All right, so using FOIL, I know that I need to multiply my first, outer, inner and last terms. So my first terms are going to be 3 times 4, which is going to give me 12. My outside terms are 3 and negative 1. So that's going to give me a negative 3. My inside terms are 2 times 4. So that's going to give me 8. And my last terms are 2 times negative 1, or negative 2. Summing these numbers up, 12 plus a negative 3 will give me 9. 9 plus 8 is going to give me 17. And 17 plus a negative 2 will give me 15.

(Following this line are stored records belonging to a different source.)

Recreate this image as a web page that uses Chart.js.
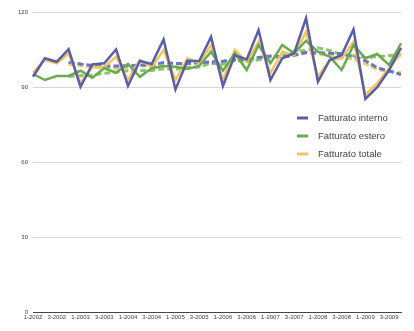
<!DOCTYPE html>
<html>
<head>
<meta charset="utf-8">
<script src="https://cdn.jsdelivr.net/npm/chart.js@4/dist/chart.umd.min.js"></script>
<style>
  html, body { margin: 0; padding: 0; background: #fff; }
  #wrap { width: 414px; height: 331px; }
</style>
</head>
<body>
<div id="wrap"><canvas id="myChart"></canvas></div>
<script>
"use strict";

// quarters 2002 - 2009
const quarters = [
  "1-2002", "2-2002", "3-2002", "4-2002",
  "1-2003", "2-2003", "3-2003", "4-2003",
  "1-2004", "2-2004", "3-2004", "4-2004",
  "1-2005", "2-2005", "3-2005", "4-2005",
  "1-2006", "2-2006", "3-2006", "4-2006",
  "1-2007", "2-2007", "3-2007", "4-2007",
  "1-2008", "2-2008", "3-2008", "4-2008",
  "1-2009", "2-2009", "3-2009", "4-2009",
];
const seriesNames = ["Fatturato interno", "Fatturato estero", "Fatturato totale"];
const yTicks = [0, 30, 60, 90, 120];

const interno = [94.1, 101.5, 100.1, 105.1, 90.1, 99.0, 99.5, 105.0, 90.4, 100.4, 99.2, 109.0, 89.0, 100.5, 100.4, 110.0,
  90.4, 102.8, 101.0, 112.8, 92.8, 101.5, 103.5, 117.5, 92.1, 100.8, 102.8, 113.0, 85.2, 89.9, 96.8, 105.7];
const estero = [95.2, 92.8, 94.4, 94.4, 96.5, 93.7, 97.5, 95.7, 99.2, 94.1, 97.5, 98.4, 98.1, 97.2, 98.4, 104.1,
  96.5, 103.5, 96.8, 106.8, 99.5, 106.8, 103.5, 108.5, 104.1, 102.1, 96.8, 106.8, 101.5, 103.2, 98.8, 107.5];
const totale = [95.7, 100.8, 99.5, 103.5, 91.5, 98.0, 98.0, 102.1, 92.8, 100.8, 98.0, 104.8, 92.8, 101.5, 99.5, 106.8,
  92.8, 104.8, 100.1, 108.1, 95.5, 104.1, 102.8, 112.1, 94.1, 100.8, 101.5, 108.1, 86.8, 91.5, 97.5, 103.5];

// dashed trend lines (4 quarters moving average as seen in the picture)
const trendInterno = [null, null, null, 99.9, 99.2, 98.6, 98.4, 98.4, 98.5, 98.8, 98.8, 99.8, 99.4, 99.4, 99.7, 100.0,
  100.3, 100.9, 101.0, 101.8, 102.4, 102.0, 102.7, 103.8, 103.7, 103.5, 103.3, 102.2, 100.5, 97.7, 96.4, 95.0];
const trendEstero = [null, null, null, 94.2, 94.5, 94.8, 95.5, 95.9, 96.5, 96.6, 96.6, 97.3, 97.0, 97.8, 98.0, 99.5,
  99.1, 100.6, 100.2, 100.9, 101.7, 102.5, 104.2, 104.6, 105.7, 104.6, 102.9, 102.5, 101.8, 102.1, 102.6, 102.8];
const trendTotale = [null, null, null, 99.0, 98.6, 98.1, 97.8, 97.4, 97.7, 98.4, 98.4, 99.1, 99.1, 99.3, 99.7, 100.2,
  100.2, 101.0, 101.1, 101.5, 102.1, 102.0, 102.6, 103.6, 103.3, 102.5, 102.1, 101.1, 99.3, 97.0, 96.2, 95.8];

const solidColors = ["#5a5ea8", "#6aab50", "#f2c45e"];
const dashColors = ["#6676cc", "#8cc66c", "#f3c866"];

function solid(label, data, color) {
  return {
    label: label, data: data, borderColor: color, backgroundColor: color,
    borderWidth: 2.5, pointRadius: 0, tension: 0, fill: false,
  };
}
function dashed(data, color) {
  return {
    label: "", data: data, borderColor: color, backgroundColor: color,
    borderWidth: 3, borderDash: [6, 3], pointRadius: 0, tension: 0, fill: false, spanGaps: false,
  };
}

// legend drawn over the plot, right side
const sideLegend = {
  id: "sideLegend",
  afterDraw(chart) {
    const ctx = chart.ctx;
    ctx.save();
    ctx.font = "9.5px 'Liberation Sans', Arial, sans-serif";
    ctx.textBaseline = "middle";
    for (let i = 0; i < 3; i++) {
      const y = 118 + i * 18;
      ctx.strokeStyle = solidColors[i];
      ctx.lineWidth = 3;
      ctx.beginPath();
      ctx.moveTo(297, y);
      ctx.lineTo(308, y);
      ctx.stroke();
      ctx.fillStyle = "#444";
      ctx.fillText(seriesNames[i], 318, y);
    }
    ctx.restore();
  },
};

const data = {
  labels: quarters,
  datasets: [
    solid(seriesNames[0], interno, solidColors[0]),
    solid(seriesNames[1], estero, solidColors[1]),
    solid(seriesNames[2], totale, solidColors[2]),
    dashed(trendInterno, dashColors[0]),
    dashed(trendEstero, dashColors[1]),
    dashed(trendTotale, dashColors[2]),
  ],
};

const config = {
  type: "line",
  data: data,
  plugins: [sideLegend],
  options: {
    responsive: true,
    maintainAspectRatio: false,
    animation: false,
    layout: { padding: { left: 3, right: 13, top: 12, bottom: 4 } },
    plugins: { legend: { display: false }, tooltip: { enabled: false } },
    scales: {
      x: {
        offset: false,
        grid: { display: false, drawTicks: false },
        border: { display: true, color: "#444", width: 1 },
        ticks: {
          autoSkip: false, maxRotation: 0, padding: 2,
          font: { size: 6, family: "'Liberation Sans', Arial, sans-serif" }, color: "#444",
          callback: function (val, i) { return i % 2 === 0 ? quarters[i] : ""; },
        },
        afterFit: function (scale) { scale.height = 15; },
      },
      y: {
        min: 0, max: 120,
        afterBuildTicks: function (scale) { scale.ticks = yTicks.map(function (v) { return { value: v }; }); },
        grid: { color: "#d6d6d6", lineWidth: 1, drawTicks: false },
        border: { display: false },
        ticks: {
          padding: 5,
          font: { size: 6, family: "'Liberation Sans', Arial, sans-serif" }, color: "#444",
        },
        afterFit: function (scale) { scale.width = 30; },
      },
    },
  },
};

const myChart = new Chart(document.getElementById("myChart"), config);
</script>
</body>
</html>
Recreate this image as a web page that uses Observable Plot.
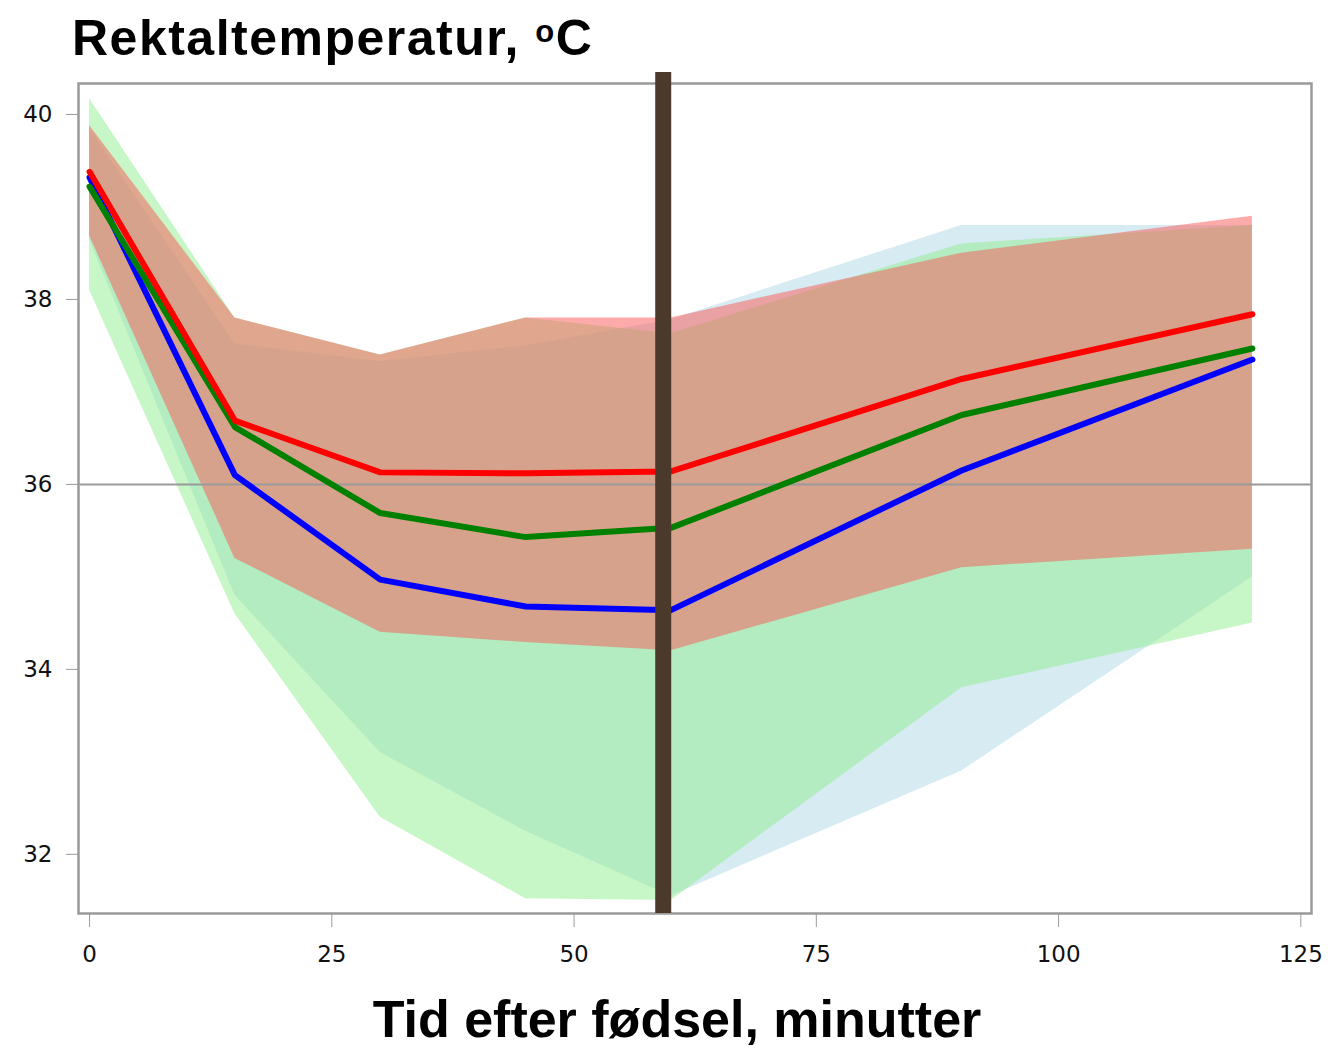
<!DOCTYPE html>
<html>
<head>
<meta charset="utf-8">
<script src="https://cdn.jsdelivr.net/npm/d3@7"></script>
<script src="https://cdn.jsdelivr.net/npm/@observablehq/plot@0.6"></script>
<style>
  body { margin: 0; background: #fff; font-family: "Liberation Sans", Arial, sans-serif; }
  #title { height: 62px; box-sizing: border-box; padding-top: 7px; line-height: 50px; padding-left: 72px;
           font-size: 50px; font-weight: bold; letter-spacing: 1.5px; color: #000; white-space: nowrap; }
  #title .sup { font-size: 0.62em; vertical-align: 0.42em; }
  #xlabel { width: 1337px; box-sizing: border-box; padding-top: 10px; padding-left: 17px; text-align: center;
            line-height: 52px; font-size: 52px; font-weight: bold; color: #000; white-space: nowrap; }
</style>
</head>
<body>
<div id="title">Rektaltemperatur, <span class="sup">o</span>C</div>
<div id="chart"></div>
<div id="xlabel">Tid efter fødsel, minutter</div>
<script>
// tidspunkter (minutter efter fødsel)
const minutes = [0, 15, 30, 45, 60, 90, 120];

// middelværdier
const redMean   = [39.38, 36.69, 36.13, 36.12, 36.14, 37.14, 37.84];
const greenMean = [39.22, 36.62, 35.69, 35.43, 35.53, 36.75, 37.47];
const blueMean  = [39.32, 36.10, 34.97, 34.68, 34.64, 36.15, 37.35];

// bånd (nedre / øvre)
const redLow    = [38.69, 35.20, 34.40, 34.29, 34.20, 35.10, 35.30];
const redHigh   = [39.88, 37.80, 37.40, 37.80, 37.80, 38.50, 38.90];
const greenLow  = [38.10, 34.60, 32.40, 31.52, 31.50, 33.80, 34.50];
const greenHigh = [40.17, 37.80, 37.40, 37.80, 37.63, 38.60, 38.80];
const blueLow   = [38.65, 34.80, 33.10, 32.25, 31.55, 32.90, 35.00];
const blueHigh  = [39.85, 37.52, 37.33, 37.50, 37.78, 38.80, 38.80];

const yTicks = [32, 34, 36, 38, 40];
const xTicks = [0, 25, 50, 75, 100, 125];
const refTemp = 36;
const markerTime = 59.2;

const rows = (mean, lo, hi) => minutes.map((t, i) => ({t, mean: mean[i], lo: lo[i], hi: hi[i]}));
const red = rows(redMean, redLow, redHigh);
const green = rows(greenMean, greenLow, greenHigh);
const blue = rows(blueMean, blueLow, blueHigh);

let chart = Plot.plot({
  width: 1337,
  height: 921,
  marginTop: 21,
  marginBottom: 70,
  marginLeft: 78,
  marginRight: 26,
  style: {fontFamily: "'DejaVu Sans', sans-serif", fontSize: "23px", background: "#fff"},
  x: {domain: [-1.14, 126.1]},
  y: {domain: [31.36, 40.335]},
  marks: [
    Plot.areaY(blue, {x: "t", y1: "lo", y2: "hi", fill: "#add8e6", fillOpacity: 0.5}),
    Plot.areaY(green, {x: "t", y1: "lo", y2: "hi", fill: "#90ee90", fillOpacity: 0.5}),
    Plot.areaY(red, {x: "t", y1: "lo", y2: "hi", fill: "#fb5855", fillOpacity: 0.5}),
    Plot.ruleY([refTemp], {stroke: "#9a9a9a", strokeWidth: 2}),
    Plot.line(blue, {x: "t", y: "mean", stroke: "#0000ff", strokeWidth: 6}),
    Plot.line(green, {x: "t", y: "mean", stroke: "#008000", strokeWidth: 6}),
    Plot.line(red, {x: "t", y: "mean", stroke: "#ff0000", strokeWidth: 6}),
    Plot.frame({stroke: "#9a9a9a", strokeWidth: 2.5}),
    Plot.ruleX([markerTime], {stroke: "#4b3a2c", strokeWidth: 16, insetTop: -11}),
    Plot.axisY({ticks: yTicks, tickSize: 12, tickPadding: 14, stroke: "#9a9a9a", fill: "#111", label: null}),
    Plot.axisX({ticks: xTicks, tickSize: 14, tickPadding: 18, stroke: "#9a9a9a", fill: "#111", label: null})
  ]
});

d3.select('#chart').append(() => chart);
</script>
</body>
</html>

All right. Let's try a second example. Again, here we have a subtraction sign, and we know that we're going to think of this as a negative 1. So using my FOIL method, I'm going to start by multiplying my first two terms together, so 7 times 3 will give me 21. I'm then going to multiply my outer terms together. So 7 times 4 will give me 28. Multiply my inside terms, negative 1 times 3 will give me a negative 3. And multiplying my last terms together, negative 1 times 4 will give me negative 4.

So now we're going to sum these four numbers up. 21 plus 28 will give me 49. 49 plus a negative 3 will give me 46. And 46 plus a negative 4 will give me 42. All right. Let's go over our key points. Make sure that you get these in your notes, if you don't have them already, so you can refer to them later.

So we talked about the FOIL method as being a method of distributing when you're multiplying groups of terms that look like this. These again are called binomials. So if we're multiplying a plus b times c plus d, multiplying two binomials. And we use the FOIL acronym to help us remember the steps for doing that distributing.

So FOIL stood for First Outer Inner and Last. So I hope that these examples and key points helped you understand a little bit more about the FOIL method. Keep using your notes and keep on practicing, and soon you'll be a pro. Thanks for watching.

Key Formulas

  • FOIL

    An acronym to remember the steps for distributing factors in binomial multiplication: first, outside, inside, last.